In 2022, American companies generated more revenue in the Russian market and paid more in taxes to the Russian government than any other country. These companies earned more than $40 billion in revenue, paying $712 million in taxes.
This week U.S. Representatives Adam Schiff, Bill Keating, Brian Fitzpatrick, and Dina Titus sent a bipartisan letter to Secretary of State Antony Blinken and Secretary of Commerce Gina Raimondo urging them to issue an advisory about the risks of conducting business in Russia. Only a month earlier, U.S. Senators Sherrod Brown, Dick Durbin, Bob Casey, and Richard Blumenthal made a similar request of the Biden Administration. Unfortunately, after more than 500 days of war, the administration has been unwilling to advise U.S. companies of the heightened risks of doing business in Russia, including directly funding the war effort.
Hundreds of U.S. businesses have exited the Russian market since the start of the full-scale invasion, but hundreds more continue to operate in, and maintain relationships with, the Russian state and its owned and affiliated businesses. Companies that remain in the Russian market are not only paying taxes to the Russian state, they are also exposed to legal and regulatory liability, operational disruptions, such as the seizure of assets by the Russian state, and reputational harm associated with doing business in or with a state involved in the commission of war crimes.
It is well past time for the Biden Administration to do what it has done in other markets where the risks to people and businesses are heightened – issue context-specific business advisories to help companies identify and mitigate material risks related to human rights and conflict. When faced with states engaged in the commission of war crimes and crimes against humanity, the United States issued advisories for Myanmar, Xinjiang Region, China, Hong Kong, Sudan, and Cambodia. Since the Russian invasion of Ukraine, they have released an updated advisory on Sudan and a “unique” business risk advisory focused on the gold sector across sub-Saharan Africa. The ongoing invasion and occupation of democratic Ukraine by Russia and the severe risks to Ukrainian civilians and American companies merit a comparable response.

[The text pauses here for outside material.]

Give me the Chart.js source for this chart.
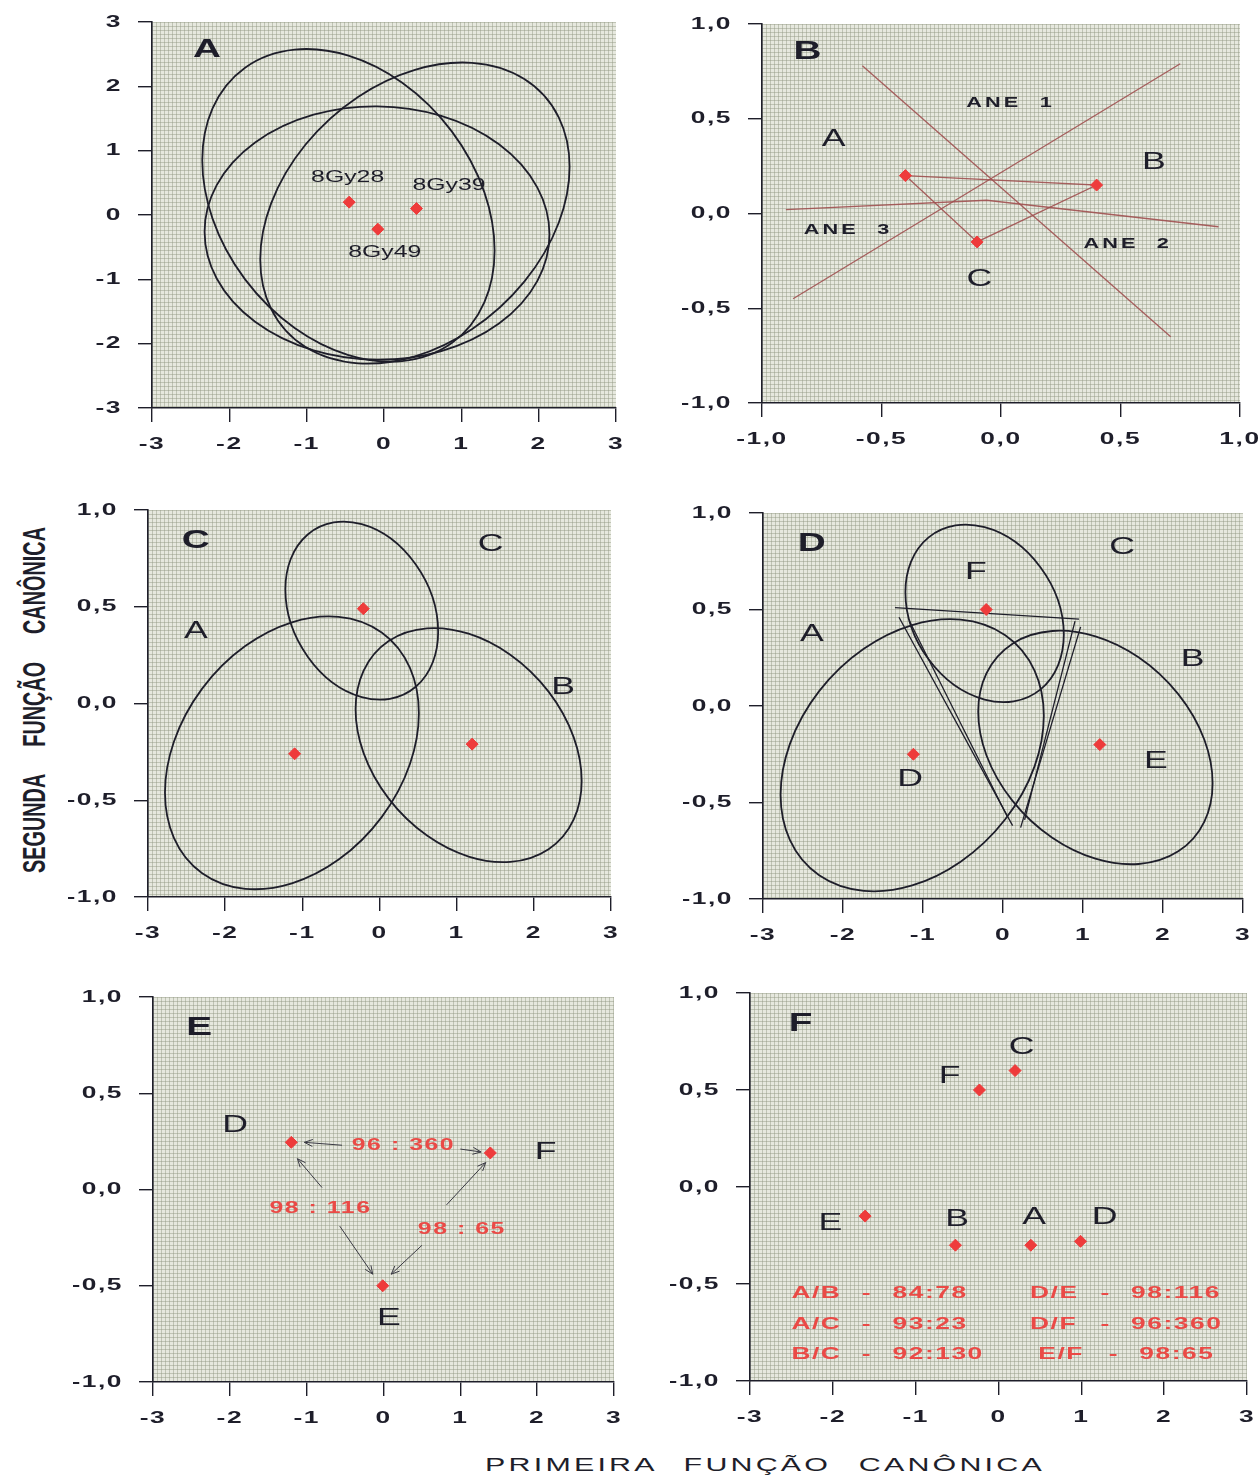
<!DOCTYPE html>
<html>
<head>
<meta charset="utf-8">
<script src="https://cdn.jsdelivr.net/npm/chart.js@4.4.1/dist/chart.umd.min.js"></script>
<style>
html, body { margin: 0; padding: 0; background: #fff; width: 1259px; height: 1479px; overflow: hidden; position: relative; }
canvas { position: absolute; }
.ttl { position: absolute; color: #1e1e2a; font-family: "Liberation Sans", Arial, sans-serif; white-space: nowrap; }
#yTitle { left: 34px; top: 700px; font-size: 32px; font-weight: bold; word-spacing: 36px;
  transform: translate(-50%, -50%) rotate(-90deg) scaleX(0.62); }
#xTitle { left: 765px; top: 1465px; font-size: 19px; letter-spacing: 2px; word-spacing: 10px;
  transform: translate(-50%, -50%) scaleX(1.6); }
</style>
</head>
<body>
<canvas id="pA"></canvas>
<canvas id="pB"></canvas>
<canvas id="pC"></canvas>
<canvas id="pD"></canvas>
<canvas id="pE"></canvas>
<canvas id="pF"></canvas>
<div id="yTitle" class="ttl">SEGUNDA FUNÇÃO CANÔNICA</div>
<div id="xTitle" class="ttl">PRIMEIRA FUNÇÃO CANÔNICA</div>
<script>
// tick values
const ticksInt = [-3, -2, -1, 0, 1, 2, 3];
const ticksHalf = [-1, -0.5, 0, 0.5, 1];

// A: three doses, group centroids and confidence ellipses
const gyLabels = ['8Gy28', '8Gy39', '8Gy49'];
const gyX = [-0.45, 0.42, -0.08];
const gyY = [0.20, 0.10, -0.22];
// ellipse = centre x, centre y, half width, half height, y at its rightmost point
const gyEllipses = [
  [-0.46, 0.15, 1.89, 2.43, -0.55],
  [0.40, 0.03, 2.00, 2.34, 0.75],
  [-0.09, -0.28, 2.23, 1.97, -0.30]
];

// B: canonical means and the three ANE axes
const bGroups = ['A', 'B', 'C'];
const bX = [-0.40, 0.40, -0.10];
const bY = [0.20, 0.15, -0.15];
const aneLineX = [[-0.58, 0.71], [-0.87, 0.75], [-0.90, -0.06, 0.91]];
const aneLineY = [[0.78, -0.65], [-0.45, 0.79], [0.02, 0.07, -0.07]];

// C and D: groups A, B, C with ellipses
const abcX = [-1.10, 1.20, -0.21];
const abcY = [-0.26, -0.21, 0.49];
const dX = [-1.12, 1.21, -0.21];
const dY = [-0.25, -0.20, 0.50];
const abcEllipses = [
  [-1.135, -0.255, 1.645, 0.705, -0.05],
  [1.155, -0.215, 1.465, 0.605, -0.40],
  [-0.23, 0.48, 0.99, 0.46, 0.37]
];
const dLineX = [[-1.35, 0.95], [-1.30, 0.12], [-1.17, 0.05], [0.97, 0.22], [0.90, 0.27]];
const dLineY = [[0.51, 0.45], [0.46, -0.62], [0.44, -0.57], [0.41, -0.63], [0.44, -0.59]];

// E: groups D, F, E and the paired ratios
const eGroups = ['D', 'F', 'E'];
const eX = [-1.20, 1.39, -0.01];
const eY = [0.245, 0.19, -0.50];
const eRatios = ['96 : 360', '98 : 116', '98 : 65'];
const arrowFromX = [-0.54, 1.00, -0.80, -0.57, 0.82, 0.50];
const arrowFromY = [0.23, 0.21, 0.01, -0.19, -0.08, -0.29];
const arrowToX = [-1.03, 1.27, -1.12, -0.14, 1.33, 0.10];
const arrowToY = [0.245, 0.195, 0.16, -0.44, 0.14, -0.44];

// F: all six groups
const fGroups = ['C', 'F', 'E', 'B', 'A', 'D'];
const fX = [0.20, -0.23, -1.61, -0.52, 0.39, 0.99];
const fY = [0.60, 0.50, -0.15, -0.30, -0.30, -0.28];
const fPairs = ['A/B', 'A/C', 'B/C', 'D/E', 'D/F', 'E/F'];
const fValues = ['84:78', '93:23', '92:130', '98:116', '96:360', '98:65'];

const INK = '#1e1e2a';
const RED = '#ee3b3b';
const RED_TXT = '#ea4a46';
const LINE_RED = 'rgba(160,80,80,0.9)';
const SX = 1.55; // the scan is stretched sideways, so is all lettering

function drawText(ctx, s, x, y, o) {
  o = o || {};
  ctx.save();
  ctx.font = (o.weight || 'bold') + ' ' + (o.size || 17) + 'px "Liberation Sans", Arial, sans-serif';
  ctx.letterSpacing = (o.spacing || 0) + 'px';
  ctx.fillStyle = o.color || INK;
  ctx.textBaseline = 'middle';
  ctx.textAlign = 'left';
  const w = ctx.measureText(s).width * SX;
  const x0 = o.align === 'left' ? x : o.align === 'right' ? x - w : x - w / 2;
  ctx.translate(x0, y);
  ctx.scale(SX, 1);
  ctx.fillText(s, 0, 0);
  ctx.restore();
}

function paperPattern(ctx) {
  const c = document.createElement('canvas');
  c.width = 4; c.height = 4;
  const g = c.getContext('2d');
  g.fillStyle = '#e6e8de';
  g.fillRect(0, 0, 4, 4);
  g.fillStyle = 'rgba(145,150,128,0.45)';
  g.fillRect(0, 0, 1, 4);
  g.fillRect(0, 0, 4, 1);
  return ctx.createPattern(c, 'repeat');
}

function drawEllipse(ctx, xs, ys, e) {
  const [cx, cy, w, h, yR] = e;
  const s = Math.max(-1, Math.min(1, (yR - cy) / h));
  const c = Math.sqrt(1 - s * s);
  const px = xs.getPixelForValue(cx), py = ys.getPixelForValue(cy);
  const ux = xs.getPixelForValue(cx + w) - px;
  const uy = ys.getPixelForValue(cy + h * s) - py;
  const vy = ys.getPixelForValue(cy + h * c) - py;
  ctx.save();
  ctx.beginPath();
  ctx.save();
  ctx.transform(ux, uy, 0, vy, px, py);
  ctx.arc(0, 0, 1, 0, Math.PI * 2);
  ctx.restore();
  ctx.strokeStyle = INK;
  ctx.lineWidth = 1.8;
  ctx.stroke();
  ctx.restore();
}

function axis(ticks, pos, fitKey, fitVal) {
  return {
    type: 'linear', position: pos, min: ticks[0], max: ticks[ticks.length - 1],
    afterBuildTicks: s => { s.ticks = ticks.map(v => ({ value: v })); },
    afterFit: s => { s[fitKey] = fitVal; },
    grid: { drawOnChartArea: false, drawTicks: true, tickLength: 14, color: INK, lineWidth: 1.4 },
    border: { display: true, color: INK, width: 1.6 },
    ticks: { display: false }
  };
}

function fmt(v, dec) {
  return dec ? v.toFixed(1).replace('.', ',') : String(v);
}

function points(xs, ys) {
  return {
    type: 'scatter', data: xs.map((x, i) => ({ x: x, y: ys[i] })),
    pointStyle: 'rectRot', pointRadius: 6, backgroundColor: RED, borderColor: RED, order: 0
  };
}

function line(xs, ys, color, width) {
  return {
    type: 'scatter', showLine: true, data: xs.map((x, i) => ({ x: x, y: ys[i] })),
    pointRadius: 0, borderColor: color, borderWidth: width, order: 1
  };
}

// rect = plot area [left, top, right, bottom] on the page
function panel(id, rect, xTicks, yTicks, datasets, extra) {
  const [L, T, R, B] = rect;
  const cv = document.getElementById(id);
  cv.width = R - L + 98; cv.height = B - T + 57;
  cv.style.left = (L - 80) + 'px'; cv.style.top = (T - 12) + 'px';
  cv.style.width = cv.width + 'px'; cv.style.height = cv.height + 'px';
  const xDec = xTicks !== ticksInt, yDec = yTicks !== ticksInt;
  const tickFont = { size: 17, spacing: 1 };
  const scan = {
    id: 'scan' + id,
    beforeDraw(chart) {
      const a = chart.chartArea, ctx = chart.ctx;
      ctx.save();
      ctx.fillStyle = paperPattern(ctx);
      ctx.fillRect(a.left, a.top, a.right - a.left, a.bottom - a.top);
      ctx.restore();
    },
    beforeDatasetsDraw(chart) {
      const xs = chart.scales.x, ys = chart.scales.y;
      (extra.ellipses || []).forEach(e => drawEllipse(chart.ctx, xs, ys, e));
    },
    afterDraw(chart) {
      const ctx = chart.ctx, a = chart.chartArea, xs = chart.scales.x, ys = chart.scales.y;
      xTicks.forEach(v => drawText(ctx, fmt(v, xDec), xs.getPixelForValue(v), a.bottom + 36, tickFont));
      yTicks.forEach(v => drawText(ctx, fmt(v, yDec), a.left - 30, ys.getPixelForValue(v),
        { size: 17, spacing: 1, align: 'right' }));
      (extra.notes || []).forEach(n => {
        drawText(ctx, n[0], xs.getPixelForValue(n[1]), ys.getPixelForValue(n[2]), n[3] || {});
      });
      if (extra.arrows) {
        ctx.save();
        ctx.strokeStyle = '#3a3a44';
        ctx.lineWidth = 1;
        extra.arrows.forEach(ar => {
          const x1 = xs.getPixelForValue(ar[0]), y1 = ys.getPixelForValue(ar[1]);
          const x2 = xs.getPixelForValue(ar[2]), y2 = ys.getPixelForValue(ar[3]);
          const ang = Math.atan2(y2 - y1, x2 - x1);
          ctx.beginPath();
          ctx.moveTo(x2 - 9 * Math.cos(ang - 0.4), y2 - 9 * Math.sin(ang - 0.4));
          ctx.lineTo(x2, y2);
          ctx.lineTo(x2 - 9 * Math.cos(ang + 0.4), y2 - 9 * Math.sin(ang + 0.4));
          ctx.stroke();
        });
        ctx.restore();
      }
    }
  };
  return new Chart(cv.getContext('2d'), {
    type: 'scatter',
    data: { datasets: datasets },
    options: {
      responsive: false, animation: false, devicePixelRatio: 1,
      layout: { padding: { left: 0, top: 12, right: 18, bottom: 0 } },
      plugins: { legend: { display: false }, tooltip: { enabled: false } },
      scales: { x: axis(xTicks, 'bottom', 'height', 45), y: axis(yTicks, 'left', 'width', 80) }
    },
    plugins: [scan]
  });
}

const big = { size: 25, weight: 'bold' };
const letter = { size: 23, weight: 'normal' };
const small = { size: 16, weight: 'normal' };
const ane = { size: 14, weight: 'bold', spacing: 2 };

// A
panel('pA', [152, 22, 616, 408], ticksInt, ticksInt, [points(gyX, gyY)], {
  ellipses: gyEllipses,
  notes: [['A', -2.29, 2.57, big],
    [gyLabels[0], -0.47, 0.58, small], [gyLabels[1], 0.84, 0.45, small], [gyLabels[2], 0.01, -0.58, small]]
});

// B
const triIdx = [0, 1, 2, 0];
panel('pB', [762, 24, 1240, 403], ticksHalf, ticksHalf, [
  points(bX, bY),
  line(triIdx.map(i => bX[i]), triIdx.map(i => bY[i]), LINE_RED, 1.3),
  ...aneLineX.map((xs, i) => line(xs, aneLineY[i], LINE_RED, 1.3))
], {
  notes: [['B', -0.81, 0.85, big], ['ANE  1', 0.04, 0.58, ane], ['ANE  3', -0.64, -0.09, ane], ['ANE  2', 0.53, -0.16, ane],
    [bGroups[0], -0.70, 0.39, letter], [bGroups[1], 0.64, 0.27, letter], [bGroups[2], -0.09, -0.35, letter]]
});

// C
panel('pC', [148, 510, 611, 897], ticksInt, ticksHalf, [points(abcX, abcY)], {
  ellipses: abcEllipses,
  notes: [['C', -2.38, 0.84, big], ['A', -2.38, 0.37, letter], ['B', 2.38, 0.08, letter], ['C', 1.44, 0.82, letter]]
});

// D
panel('pD', [763, 513, 1243, 899], ticksInt, ticksHalf, [
  points(dX, dY),
  ...dLineX.map((xs, i) => line(xs, dLineY[i], INK, 1.3))
], {
  ellipses: abcEllipses,
  notes: [['D', -2.39, 0.84, big], ['A', -2.39, 0.37, letter], ['B', 2.37, 0.24, letter], ['C', 1.49, 0.82, letter],
    ['F', -0.34, 0.69, letter], ['D', -1.16, -0.38, letter], ['E', 1.91, -0.29, letter]]
});

// E
panel('pE', [153, 997, 614, 1382], ticksInt, ticksHalf, [
  points(eX, eY),
  ...arrowFromX.map((x, i) => line([x, arrowToX[i]], [arrowFromY[i], arrowToY[i]], '#3a3a44', 1))
], {
  arrows: arrowFromX.map((x, i) => [x, arrowFromY[i], arrowToX[i], arrowToY[i]]),
  notes: [['E', -2.40, 0.84, big], [eGroups[0], -1.93, 0.33, letter], [eGroups[1], 2.11, 0.19, letter], [eGroups[2], 0.07, -0.67, letter],
    [eRatios[0], 0.26, 0.23, { size: 16, color: RED_TXT, spacing: 1 }],
    [eRatios[1], -0.82, -0.10, { size: 16, color: RED_TXT, spacing: 1 }],
    [eRatios[2], 1.02, -0.21, { size: 16, color: RED_TXT, spacing: 1 }]]
});

// F
const rowY = [-0.546, -0.706, -0.86];
const colX = [-2.5, 0.38];
const tbl = { size: 17, color: RED_TXT, align: 'left', spacing: 1 };
const fNotes = [['F', -2.39, 0.84, big]];
fGroups.forEach((g, i) => fNotes.push([g, [0.28, -0.59, -2.03, -0.50, 0.43, 1.28][i], [0.72, 0.57, -0.19, -0.17, -0.16, -0.16][i], letter]));
fPairs.forEach((p, i) => {
  const c = colX[Math.floor(i / 3)] + (i === 5 ? 0.1 : 0), r = rowY[i % 3];
  fNotes.push([p, c, r, tbl], ['-', c + 0.85, r, tbl], [fValues[i], c + 1.22, r, tbl]);
});
panel('pF', [750, 993, 1247, 1381], ticksInt, ticksHalf, [points(fX, fY)], { notes: fNotes });
</script>
</body>
</html>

Americans have joined in common cause with the Ukrainian people in their struggle to protect themselves, their freedom, and their sovereignty from Russian aggression. Ukrainians have not asked for Americans to fight the war for them. They have asked for the means to defend themselves and “to make sure that the Russians do not receive a single penny that they use to destroy people in Ukraine, the destruction of [their] country, the destruction of Europe.” Now is the time for U.S. companies to join the fight for Ukrainian democracy, not shares of the Russian market.